■ Raw data ■
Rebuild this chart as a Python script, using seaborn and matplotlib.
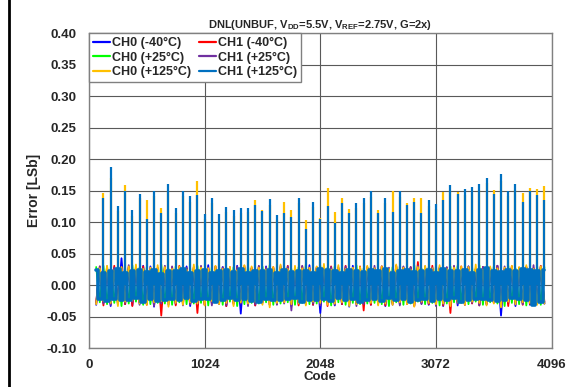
import matplotlib
matplotlib.use("Agg")
import matplotlib.pyplot as plt
import numpy as np
import pandas as pd
import seaborn as sns
from matplotlib.patches import Rectangle

# 0. Data (values in thousandths of an LSb)
codes = np.arange(64, 4033, 32)          # noise sample codes
spike_codes = np.arange(128, 4033, 64)   # codes with the periodic DNL spikes

ch0_m40 = [
    -31, 28, -27, 30, -33, 26, -29, 43, -30, 27, -32, 29, -28, 31, -26, 30, -34, 27, -29, 28, -31, 26, -30, 29, -27,
    30, -33, 28, -29, 26, -31, 32, -28, 27, -30, 29, -33, 26, -28, 31, -45, 28, -30, 27, -32, 29, -26, 30, -31, 27,
    -29, 31, -27, 28, -33, 26, -30, 29, -28, 32, -31, 27, -44, 30, -26, 28, -32, 29, -30, 27, -34, 31, -28, 26, -30,
    28, -31, 27, -29, 30, -33, 26, -28, 31, -30, 29, -27, 28, -32, 26, -29, 30, -31, 27, -28, 29, -33, 26, -30, 28,
    -32, 27, -29, 30, -28, 26, -31, 29, -30, 28, -27, 31, -48, 26, -29, 30, -33, 27, -28, 29, -31, 26, -30, 28, -29,
]
ch1_m40 = [
    -28, 30, -32, 27, -29, 31, -26, 28, -30, 29, -33, 27, -28, 30, -31, 26, -29, 28, -48, 30, -27, 29, -32, 31, -28,
    27, -30, 29, -44, 28, -31, 26, -29, 30, -28, 27, -33, 29, -30, 28, -26, 31, -29, 27, -32, 30, -28, 26, -31, 29,
    -30, 28, -27, 31, -29, 26, -32, 30, -28, 27, -31, 29, -26, 28, -33, 30, -29, 27, -30, 31, -28, 26, -29, 30, -40,
    29, -31, 27, -28, 30, -32, 26, -29, 31, -27, 28, -30, 29, -33, 37, -28, 26, -30, 31, -29, 27, -32, 28, -44, 30,
    -27, 30, -31, 28, -29, 26, -32, 29, -30, 27, -28, 31, -29, 26, -33, 30, -27, 28, -31, 29, -30, 27, -28, 31, -26,
]
ch0_p25 = [
    29, -27, 31, -30, 26, -28, 30, -33, 27, -29, 32, -26, 28, -31, 29, -30, 27, -28, 33, -29, 26, -31, 30, -27, 28,
    -30, 27, -29, 31, -28, 26, -32, 29, -27, 30, -31, 28, -26, 29, -33, 27, -30, 31, -28, 26, -29, 30, -27, 32, -31,
    28, -29, 30, -27, 26, -31, 29, -28, 33, -30, 27, -29, 31, -26, 28, -32, 30, -27, 29, -31, 26, -28, 32, -30, 27,
    -29, 31, -28, 27, -30, 26, -33, 29, -27, 30, -31, 28, -29, 32, -26, 27, -30, 29, -28, 31, -32, 26, -29, 30, -27,
    31, -28, 27, -30, 29, -26, 32, -31, 28, -27, 30, -29, 26, -33, 31, -28, 27, -30, 29, -32, 28, -27, 30, -31, 29,
]
ch1_p25 = [
    -27, 30, -29, 26, -31, 28, -30, 27, -28, 32, -26, 29, -31, 27, -30, 28, -33, 26, -29, 31, -27, 30, -28, 29, -32,
    28, -30, 26, -29, 31, -27, 28, -32, 30, -26, 29, -31, 27, -28, 30, -29, 26, -33, 28, -30, 31, -27, 29, -28, 26,
    -31, 28, -29, 30, -40, 27, -28, 31, -30, 26, -29, 28, -32, 30, -27, 29, -31, 26, -28, 30, -29, 27, -33, 28, -30,
    29, -28, 31, -30, 26, -29, 28, -31, 27, -32, 30, -28, 29, -27, 31, -30, 26, -29, 28, -33, 27, -30, 29, -28, 31,
    -29, 27, -31, 30, -28, 26, -32, 29, -30, 28, -27, 31, -29, 30, -26, 28, -31, 27, -30, 29, -28, 32, -27, 30, -29,
]
ch0_p125 = [
    -30, 27, -25, 31, -28, 24, -33, 29, -26, 30, -24, 33, -29, 26, -31, 28, -27, 32, -25, 29, -34, 26, -28, 30, -31,
    25, -27, 33, -29, 28, -32, 27, -25, 31, -30, 26, -28, 29, -33, 24, -27, 32, -29, 30, -26, 28, -31, 25, -35, 29,
    -28, 33, -27, 26, -30, 31, -29, 27, -32, 28, -26, 30, -28, 34, -31, 25, -29, 32, -27, 26, -33, 28, -30, 29, -25,
    31, -28, 27, -32, 30, -29, 26, -31, 33, -27, 28, -30, 25, -34, 29, -26, 31, -28, 27, -30, 32, -29, 26, -33, 28,
    -27, 30, -31, 29, -26, 33, -28, 25, -32, 30, -29, 27, -35, 28, -26, 31, -30, 29, -27, 32, -28, 26, -31, 30, -29,
]
ch1_p125 = [
    24, -22, 20, -25, 23, -21, 26, -23, 19, -24, 22, -20, 25, -26, 21, -22, 24, -25, 18, -23, 23, -21, 22, -24, 26,
    -20, 20, -25, 23, -22, 25, -21, 19, -26, 22, -23, 24, -20, 21, -24, 26, -22, 20, -25, 23, -27, 22, -21, 24, -23,
    19, -24, 25, -22, 21, -20, 23, -26, 22, -24, 20, -23, 26, -21, 24, -25, 22, -20, 19, -24, 25, -22, 23, -26, 21,
    -23, 24, -21, 22, -25, 26, -20, 20, -24, 23, -22, 25, -27, 21, -23, 22, -21, 24, -25, 19, -22, 26, -24, 23, -20,
    22, -26, 24, -23, 20, -22, 25, -21, 27, -24, 22, -25, 21, -23, 24, -20, 23, -22, 26, -24, 25, -31, 22, -26, 24,
]

# spike heights (LSb) of the two +125C traces
spike_ch0_p125 = [
    0.146, 0.170, 0.118, 0.159, 0.110, 0.138, 0.136, 0.141, 0.122, 0.150,
    0.115, 0.142, 0.133, 0.166, 0.106, 0.131, 0.104, 0.117, 0.110, 0.114,
    0.116, 0.136, 0.119, 0.128, 0.104, 0.133, 0.119, 0.130, 0.103, 0.125,
    0.107, 0.155, 0.116, 0.139, 0.121, 0.122, 0.130, 0.140, 0.119, 0.131,
    0.149, 0.140, 0.130, 0.139, 0.139, 0.126, 0.121, 0.148, 0.150, 0.148,
    0.144, 0.147, 0.152, 0.162, 0.151, 0.166, 0.141, 0.151, 0.146, 0.154,
    0.153, 0.158,
]
spike_ch1_p125 = [
    0.138, 0.187, 0.126, 0.149, 0.119, 0.145, 0.105, 0.150, 0.115, 0.160,
    0.123, 0.150, 0.142, 0.143, 0.113, 0.139, 0.113, 0.124, 0.119, 0.123,
    0.123, 0.127, 0.118, 0.137, 0.111, 0.115, 0.108, 0.139, 0.090, 0.133,
    0.105, 0.126, 0.099, 0.130, 0.114, 0.131, 0.139, 0.149, 0.114, 0.139,
    0.116, 0.149, 0.127, 0.132, 0.115, 0.135, 0.129, 0.135, 0.159, 0.145,
    0.153, 0.156, 0.161, 0.171, 0.145, 0.177, 0.150, 0.160, 0.132, 0.150,
    0.143, 0.136,
]

series = [
    ("CH0 (-40°C)", "#0000FF", ch0_m40, None),
    ("CH1 (-40°C)", "#FF0000", ch1_m40, None),
    ("CH0 (+25°C)", "#00FF00", ch0_p25, None),
    ("CH1 (+25°C)", "#7030A0", ch1_p25, None),
    ("CH0 (+125°C)", "#FFC000", ch0_p125, spike_ch0_p125),
    ("CH1 (+125°C)", "#0070C0", ch1_p125, spike_ch1_p125),
]

# 1. Figure setup
sns.set_style("white")
plt.rcParams["font.family"] = ["Liberation Sans", "DejaVu Sans"]
plt.rcParams["font.weight"] = "bold"
plt.rcParams["mathtext.fontset"] = "custom"
plt.rcParams["mathtext.rm"] = "Liberation Sans"
plt.rcParams["mathtext.bf"] = "Liberation Sans:bold"

fig = plt.figure(figsize=(5.74, 3.87), dpi=100)
ax = fig.add_axes([0.155, 0.100, 0.806, 0.814])

# 2. Traces: the top trace is drawn as thick steps (solid core of the band),
#    the ones underneath as thin lines so they show as fringe strokes
n = len(series)
for i, (label, color, noise, spikes) in enumerate(series):
    df = pd.DataFrame({"Code": codes, "DNL": np.array(noise) / 1000.0})
    top = i == n - 1
    sns.lineplot(data=df, x="Code", y="DNL", color=color,
                 lw=2.6 if top else 1.3,
                 drawstyle="steps-mid" if top else "default",
                 label=label, ax=ax, sort=False, estimator=None, zorder=2 + i)
    if spikes is not None:
        ax.vlines(spike_codes, 0, spikes, colors=color, lw=1.6, zorder=2 + i)

# 3. Axes styling
ax.set_xlim(0, 4096)
ax.set_ylim(-0.10, 0.40)
ax.set_xticks([0, 1024, 2048, 3072, 4096])
ax.set_yticks(np.arange(-0.10, 0.401, 0.05))
ax.yaxis.set_major_formatter(matplotlib.ticker.FormatStrFormatter("%.2f"))
ax.tick_params(length=0, labelsize=9.5)
ax.tick_params(axis="y", pad=9)
ax.tick_params(axis="x", pad=8)
for t in ax.get_xticklabels() + ax.get_yticklabels():
    t.set_fontweight("bold")
ax.grid(True, color="#595959", lw=0.8)
ax.set_axisbelow(True)
for s in ax.spines.values():
    s.set_color("#808080")
    s.set_linewidth(1.0)

ax.set_title(r"DNL(UNBUF, V$_{\rm DD}$=5.5V, V$_{\rm REF}$=2.75V, G=2x)",
             fontsize=8, fontweight="bold", pad=4)
ax.set_xlabel("Code", fontsize=9.5, fontweight="bold", labelpad=0)
ax.set_ylabel("Error [LSb]", fontsize=10, fontweight="bold", labelpad=4)

# legend filled row by row, as in the reference
handles, labels = ax.get_legend_handles_labels()
order = [0, 2, 4, 1, 3, 5]
leg = ax.legend([handles[k] for k in order], [labels[k] for k in order],
                loc="upper left", ncol=2, fontsize=9,
                frameon=True, fancybox=False, edgecolor="#808080",
                framealpha=1, borderaxespad=0, handlelength=1.4,
                handletextpad=0.15, columnspacing=0.6, labelspacing=0.2,
                borderpad=0.3)
leg.get_frame().set_linewidth(1.0)
for h in leg.get_lines():
    h.set_linewidth(1.6)
    h.set_drawstyle("default")
for t in leg.get_texts():
    t.set_fontweight("bold")

# outer frame of the figure
fig.add_artist(Rectangle((8.5 / 574, -0.2), 1.2, 1.2 + 1 - 10.5 / 387,
                         transform=fig.transFigure, fill=False,
                         edgecolor="black", lw=2, clip_on=False))

plt.savefig("out.png", dpi=100)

■ Short problem ■
Exactly restate the lines from the beginning of the data through the line with "spike_codes = np.arange(128, 4033, 64)", and no others, keeping pictures out.

■ Reply ■
Rebuild this chart as a Python script, using seaborn and matplotlib.
import matplotlib
matplotlib.use("Agg")
import matplotlib.pyplot as plt
import numpy as np
import pandas as pd
import seaborn as sns
from matplotlib.patches import Rectangle

# 0. Data (values in thousandths of an LSb)
codes = np.arange(64, 4033, 32)          # noise sample codes
spike_codes = np.arange(128, 4033, 64)   # codes with the periodic DNL spikes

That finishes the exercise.